--- Supplied information ---

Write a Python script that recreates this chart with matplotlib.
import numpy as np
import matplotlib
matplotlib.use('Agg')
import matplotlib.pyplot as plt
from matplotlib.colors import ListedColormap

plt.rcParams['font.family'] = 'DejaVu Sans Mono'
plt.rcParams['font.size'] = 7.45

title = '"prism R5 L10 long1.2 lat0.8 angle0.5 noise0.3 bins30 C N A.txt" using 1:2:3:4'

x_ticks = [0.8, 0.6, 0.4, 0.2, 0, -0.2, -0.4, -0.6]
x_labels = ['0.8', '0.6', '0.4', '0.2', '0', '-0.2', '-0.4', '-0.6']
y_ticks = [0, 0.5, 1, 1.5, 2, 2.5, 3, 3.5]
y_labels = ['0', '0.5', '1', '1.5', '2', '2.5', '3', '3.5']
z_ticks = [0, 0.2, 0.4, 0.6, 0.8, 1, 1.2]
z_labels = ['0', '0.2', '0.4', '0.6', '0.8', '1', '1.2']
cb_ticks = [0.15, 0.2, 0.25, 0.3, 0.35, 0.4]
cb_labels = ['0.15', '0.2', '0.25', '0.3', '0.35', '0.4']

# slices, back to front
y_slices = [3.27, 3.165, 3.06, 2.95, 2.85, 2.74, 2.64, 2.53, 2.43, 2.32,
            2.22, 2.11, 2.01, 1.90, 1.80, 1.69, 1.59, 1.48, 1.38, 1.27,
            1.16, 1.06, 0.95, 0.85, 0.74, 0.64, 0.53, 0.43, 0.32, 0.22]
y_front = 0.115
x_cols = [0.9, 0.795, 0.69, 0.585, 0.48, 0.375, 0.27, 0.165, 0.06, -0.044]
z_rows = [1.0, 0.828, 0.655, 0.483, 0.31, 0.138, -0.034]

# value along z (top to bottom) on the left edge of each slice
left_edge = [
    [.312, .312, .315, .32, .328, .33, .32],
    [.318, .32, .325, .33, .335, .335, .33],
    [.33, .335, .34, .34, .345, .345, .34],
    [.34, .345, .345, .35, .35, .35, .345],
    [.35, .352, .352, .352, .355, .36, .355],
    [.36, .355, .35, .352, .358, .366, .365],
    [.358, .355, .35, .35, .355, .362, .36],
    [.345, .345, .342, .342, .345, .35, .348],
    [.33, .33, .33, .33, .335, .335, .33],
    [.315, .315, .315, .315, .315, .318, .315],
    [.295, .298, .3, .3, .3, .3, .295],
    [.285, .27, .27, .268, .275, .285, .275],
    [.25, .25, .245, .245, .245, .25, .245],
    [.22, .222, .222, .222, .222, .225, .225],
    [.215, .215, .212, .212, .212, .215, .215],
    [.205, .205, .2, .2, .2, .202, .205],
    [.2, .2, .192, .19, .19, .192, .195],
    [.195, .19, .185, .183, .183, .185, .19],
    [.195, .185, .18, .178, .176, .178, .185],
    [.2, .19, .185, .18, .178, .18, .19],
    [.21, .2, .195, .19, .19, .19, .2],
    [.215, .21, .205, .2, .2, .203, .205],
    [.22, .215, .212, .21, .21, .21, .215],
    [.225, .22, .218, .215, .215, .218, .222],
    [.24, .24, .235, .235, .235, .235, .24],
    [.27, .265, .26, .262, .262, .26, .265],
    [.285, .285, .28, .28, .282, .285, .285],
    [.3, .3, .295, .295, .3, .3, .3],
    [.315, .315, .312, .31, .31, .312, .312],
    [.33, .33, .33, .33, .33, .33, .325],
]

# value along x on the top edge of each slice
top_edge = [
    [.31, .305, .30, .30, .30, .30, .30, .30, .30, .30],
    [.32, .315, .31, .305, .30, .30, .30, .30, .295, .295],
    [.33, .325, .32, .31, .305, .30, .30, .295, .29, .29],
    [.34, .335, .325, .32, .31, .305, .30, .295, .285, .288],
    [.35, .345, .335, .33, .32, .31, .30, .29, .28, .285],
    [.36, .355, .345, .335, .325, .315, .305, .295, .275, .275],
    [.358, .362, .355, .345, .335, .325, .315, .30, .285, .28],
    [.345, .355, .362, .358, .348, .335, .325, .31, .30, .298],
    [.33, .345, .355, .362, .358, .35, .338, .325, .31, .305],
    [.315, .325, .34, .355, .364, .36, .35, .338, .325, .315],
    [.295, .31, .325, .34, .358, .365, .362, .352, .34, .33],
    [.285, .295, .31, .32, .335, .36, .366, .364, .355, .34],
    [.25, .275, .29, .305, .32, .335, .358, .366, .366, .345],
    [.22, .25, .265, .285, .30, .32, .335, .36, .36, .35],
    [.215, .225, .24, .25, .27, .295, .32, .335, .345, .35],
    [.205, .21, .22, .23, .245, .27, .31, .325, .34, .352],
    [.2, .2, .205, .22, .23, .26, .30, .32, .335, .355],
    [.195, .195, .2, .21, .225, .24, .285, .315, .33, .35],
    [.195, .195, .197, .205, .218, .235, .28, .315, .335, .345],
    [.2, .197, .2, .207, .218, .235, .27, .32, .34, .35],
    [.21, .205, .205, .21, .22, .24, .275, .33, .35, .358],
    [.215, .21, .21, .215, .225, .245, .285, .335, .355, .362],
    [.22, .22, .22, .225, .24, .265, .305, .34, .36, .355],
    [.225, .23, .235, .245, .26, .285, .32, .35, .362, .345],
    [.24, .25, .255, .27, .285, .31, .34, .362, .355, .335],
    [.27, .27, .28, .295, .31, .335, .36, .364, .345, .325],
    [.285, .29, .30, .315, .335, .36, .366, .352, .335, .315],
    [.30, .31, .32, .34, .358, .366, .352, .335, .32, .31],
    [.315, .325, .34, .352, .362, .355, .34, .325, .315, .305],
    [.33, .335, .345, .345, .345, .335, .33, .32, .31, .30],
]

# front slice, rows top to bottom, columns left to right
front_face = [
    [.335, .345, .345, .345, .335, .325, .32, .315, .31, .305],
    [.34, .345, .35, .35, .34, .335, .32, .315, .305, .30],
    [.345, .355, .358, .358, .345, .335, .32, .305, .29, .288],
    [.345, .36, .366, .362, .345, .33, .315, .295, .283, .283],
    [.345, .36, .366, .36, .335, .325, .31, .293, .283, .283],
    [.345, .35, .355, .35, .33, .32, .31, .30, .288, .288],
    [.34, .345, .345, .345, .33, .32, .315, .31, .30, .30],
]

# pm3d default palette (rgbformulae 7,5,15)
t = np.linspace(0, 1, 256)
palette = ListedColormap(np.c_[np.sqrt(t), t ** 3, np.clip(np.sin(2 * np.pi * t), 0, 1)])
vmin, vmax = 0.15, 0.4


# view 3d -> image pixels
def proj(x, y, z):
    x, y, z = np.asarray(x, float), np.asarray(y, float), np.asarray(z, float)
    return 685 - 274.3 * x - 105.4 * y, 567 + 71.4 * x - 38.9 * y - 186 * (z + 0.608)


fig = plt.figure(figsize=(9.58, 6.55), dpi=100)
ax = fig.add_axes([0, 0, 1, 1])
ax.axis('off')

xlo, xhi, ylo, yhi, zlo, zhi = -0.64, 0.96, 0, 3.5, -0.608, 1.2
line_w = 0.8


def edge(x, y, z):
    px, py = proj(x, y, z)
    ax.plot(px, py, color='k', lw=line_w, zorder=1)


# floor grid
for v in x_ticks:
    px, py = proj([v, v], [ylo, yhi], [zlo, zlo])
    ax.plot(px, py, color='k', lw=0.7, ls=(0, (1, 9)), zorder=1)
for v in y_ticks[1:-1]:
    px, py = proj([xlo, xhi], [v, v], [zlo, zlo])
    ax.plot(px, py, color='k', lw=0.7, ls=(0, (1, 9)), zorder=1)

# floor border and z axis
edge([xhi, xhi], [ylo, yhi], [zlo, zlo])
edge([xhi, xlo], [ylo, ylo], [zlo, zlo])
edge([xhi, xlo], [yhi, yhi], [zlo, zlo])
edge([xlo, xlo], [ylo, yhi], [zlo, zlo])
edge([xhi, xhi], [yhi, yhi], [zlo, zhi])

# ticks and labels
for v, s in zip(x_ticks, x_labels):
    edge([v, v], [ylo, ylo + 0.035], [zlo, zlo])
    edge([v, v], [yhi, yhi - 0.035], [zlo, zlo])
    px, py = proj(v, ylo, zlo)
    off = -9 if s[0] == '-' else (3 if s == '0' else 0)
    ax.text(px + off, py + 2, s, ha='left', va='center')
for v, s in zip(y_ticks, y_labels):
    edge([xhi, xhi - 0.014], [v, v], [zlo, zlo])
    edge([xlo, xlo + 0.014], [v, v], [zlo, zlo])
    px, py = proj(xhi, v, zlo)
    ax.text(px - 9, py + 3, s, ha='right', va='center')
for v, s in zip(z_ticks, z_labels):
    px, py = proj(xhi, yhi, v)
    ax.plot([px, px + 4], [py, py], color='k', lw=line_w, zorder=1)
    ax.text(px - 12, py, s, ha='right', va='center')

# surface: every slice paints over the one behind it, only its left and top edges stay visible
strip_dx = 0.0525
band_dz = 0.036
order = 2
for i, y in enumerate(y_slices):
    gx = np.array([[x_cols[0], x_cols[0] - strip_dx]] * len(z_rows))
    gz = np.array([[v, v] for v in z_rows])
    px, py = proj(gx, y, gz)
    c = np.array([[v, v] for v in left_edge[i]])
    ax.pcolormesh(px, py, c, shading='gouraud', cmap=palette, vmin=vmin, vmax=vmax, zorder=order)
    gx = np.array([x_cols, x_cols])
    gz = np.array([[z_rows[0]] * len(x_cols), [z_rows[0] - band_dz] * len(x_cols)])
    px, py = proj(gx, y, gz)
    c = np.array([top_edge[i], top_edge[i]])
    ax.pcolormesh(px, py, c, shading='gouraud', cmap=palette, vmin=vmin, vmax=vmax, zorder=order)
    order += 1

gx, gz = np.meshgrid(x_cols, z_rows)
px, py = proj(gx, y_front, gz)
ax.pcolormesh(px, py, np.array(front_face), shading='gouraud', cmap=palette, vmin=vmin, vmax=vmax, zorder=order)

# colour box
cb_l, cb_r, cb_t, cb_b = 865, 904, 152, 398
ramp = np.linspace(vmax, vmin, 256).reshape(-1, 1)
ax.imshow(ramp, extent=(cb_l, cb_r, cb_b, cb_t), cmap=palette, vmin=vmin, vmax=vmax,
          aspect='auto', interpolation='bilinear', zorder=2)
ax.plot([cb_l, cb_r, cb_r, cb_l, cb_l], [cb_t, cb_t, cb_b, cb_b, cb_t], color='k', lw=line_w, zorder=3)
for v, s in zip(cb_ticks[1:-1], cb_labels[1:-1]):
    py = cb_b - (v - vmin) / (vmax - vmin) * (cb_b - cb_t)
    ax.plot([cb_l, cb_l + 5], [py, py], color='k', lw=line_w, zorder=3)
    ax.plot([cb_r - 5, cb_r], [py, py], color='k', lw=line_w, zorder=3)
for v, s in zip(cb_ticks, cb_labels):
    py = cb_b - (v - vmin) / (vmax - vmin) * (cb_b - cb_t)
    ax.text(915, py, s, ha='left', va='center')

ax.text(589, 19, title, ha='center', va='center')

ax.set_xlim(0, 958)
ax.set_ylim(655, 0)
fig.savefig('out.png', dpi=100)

--- Given instruction ---
Extract the lines above, from the first one through the one containing "R5 L10 long1.2", and return only those, unchanged.

--- Output below ---
Write a Python script that recreates this chart with matplotlib.
import numpy as np
import matplotlib
matplotlib.use('Agg')
import matplotlib.pyplot as plt
from matplotlib.colors import ListedColormap

plt.rcParams['font.family'] = 'DejaVu Sans Mono'
plt.rcParams['font.size'] = 7.45

title = '"prism R5 L10 long1.2 lat0.8 angle0.5 noise0.3 bins30 C N A.txt" using 1:2:3:4'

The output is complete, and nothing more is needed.